Block

Building a processor with possibly thousands of cores where all cores have an equal length connection for fast communication and synchronization is not viable. Either the processor size would have to grow exponentially with the number of cores or the all-to-all communication speed would decrease so much that computations on the processor would be impractical. Therefore, the communication and synchronization of threads has to be limited to sizes manageable by real hardware.

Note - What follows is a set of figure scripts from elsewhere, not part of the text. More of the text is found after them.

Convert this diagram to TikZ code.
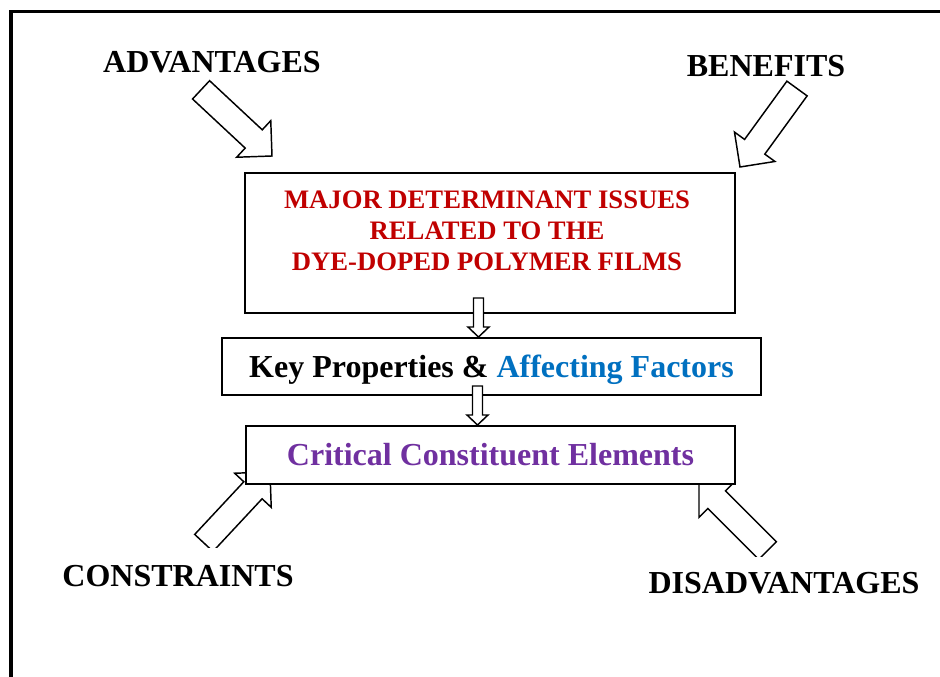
\documentclass[tikz,border=0pt]{standalone}
\usepackage{fontspec}
\setmainfont{Liberation Serif}
\usetikzlibrary{positioning}
\definecolor{issuered}{HTML}{C00000}
\definecolor{factorblue}{HTML}{0070C0}
\definecolor{elempurple}{HTML}{7030A0}

\begin{document}
\begin{tikzpicture}[x=0.75pt,y=-0.75pt,
  heading/.style={font=\bfseries\fontsize{24}{28}\selectfont, inner sep=0pt, anchor=base},
  framebox/.style={draw, line width=1.5pt, fill=white, inner sep=0pt, font=\bfseries\fontsize{24}{28}\selectfont},
  fatarrow/.style={draw, line width=1.1pt, fill=white, line join=miter}]
\useasboundingbox (0,0) rectangle (940,677);
\clip (0,0) rectangle (940,677);
\draw[line width=2.6pt] (11,700) -- (11,11.5) -- (960,11.5);

% big arrows: tip x / tip y / direction / cut
\foreach \tx/\ty/\dir/\cut in {272/156/-43/677, 740/167/234/677, 270/472/47/547, 699/482/135/556} {
	\begin{scope}
	\clip (0,0) rectangle (940,\cut);
	\draw[fatarrow, shift={(\tx,\ty)}, rotate=\dir] (0,0) -- (-25,25) -- (-25,12.5) -- (-97,12.5)
		-- (-97,-12.5) -- (-25,-12.5) -- (-25,-25) -- cycle;
	\end{scope}
}

\node[framebox, minimum width=367.5pt, minimum height=105pt] (issues) at (490,243) {};
\node[issuered, font=\bfseries\fontsize{20}{23.25}\selectfont, align=center] (issuetext) at (487,231)
	{MAJOR DETERMINANT ISSUES\\RELATED TO THE\\DYE-DOPED POLYMER FILMS};
\node[framebox, minimum width=404.25pt, minimum height=42.75pt, text depth=0pt] (props) at (491.5,366.5)
	{Key Properties \& \textcolor{factorblue}{Affecting Factors}};
\node[framebox, minimum width=366.75pt, minimum height=43.5pt, text=elempurple] (elems) at (490.5,455)
	{Critical Constituent Elements};

\foreach \b in {props, elems} {
	\draw[fatarrow] ([xshift=-9.75pt]\b.north) -- ++(-10.5,-10) -- ++(5.5,0) -- ++(0,-29) -- ++(10,0)
		-- ++(0,29) -- ++(5.5,0) -- cycle;
}

\node[heading] (adv) at (212,73) {ADVANTAGES};
\node[heading] (ben) at (766,77) {BENEFITS};
\node[heading] (con) at (178,586) {CONSTRAINTS};
\node[heading] (dis) at (784,594) {DISADVANTAGES};

\end{tikzpicture}
\end{document}
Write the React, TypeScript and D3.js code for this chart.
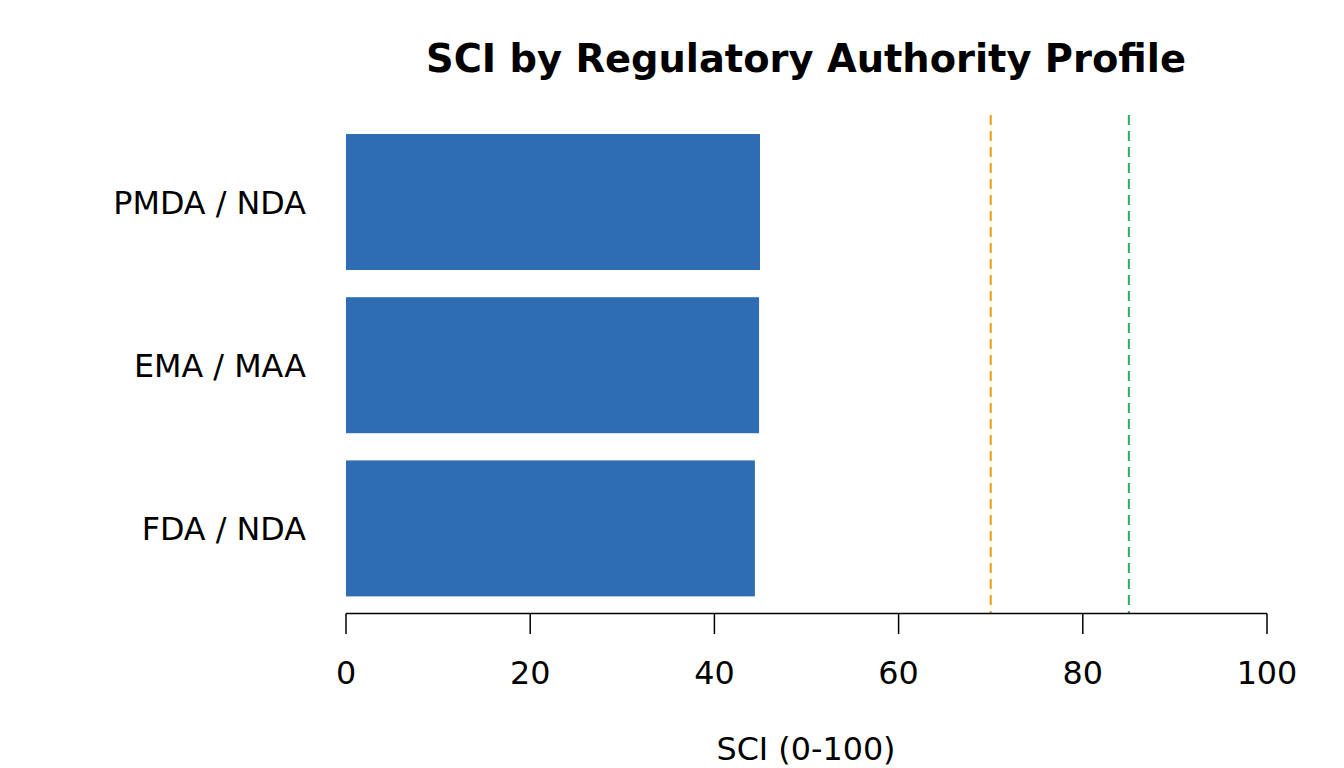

Figure ref{fig:block} depicts the solution of introducing a new hierarchy level in the abstraction. A hypothetical processor is allowed to provide synchronization and fast communication within blocks of threads but is not required to provide synchronization across blocks. The whole grid is subdivided into equal sized blocks with a fast but small shared memory. Current accelerator abstractions (CUDA and OpenCL) only support equal sized blocks. This restriction could possibly be lifted to support future accelerators with heterogeneous block sizes.

../../_images/block.png

There is another reason why independent blocks are necessary. Threads that can communicate and synchronize require either a one-to-one mapping of threads to cores, which is impossible because the number of data elements is theoretically unlimited, or at least a space to store the state of each thread. Even old single core CPUs were able to execute many communicating and synchronizing threads by using cooperative or preemptive multitasking. Therefore, one might think that a single core would be enough to execute all the data parallel threads. But the problem is that even storing the set of registers and local data of all the possible millions of threads of a task grid is not always viable. The blocking scheme solves this by enabling fast interaction of threads on a local scale but additionally removes the necessity to store the state of all threads in the grid at once because only threads within a block must be executed in parallel. Within a block of cores there still has to be enough memory to store all registers of all contained threads. The independence of blocks allows applications to scale well across diverse devices. As can be seen in the following figure, the accelerator can assign blocks of the task grid to blocks of cores in arbitrary order depending on availability and workload.

../../_images/block_scale.png

Shared Memory

Each block has its own shared memory. This memory can only be accessed explicitly by threads within the same block and gets discarded after the complete block finished its calculation. This memory is typically very fast but also very small. No variables are shared between kernels by default.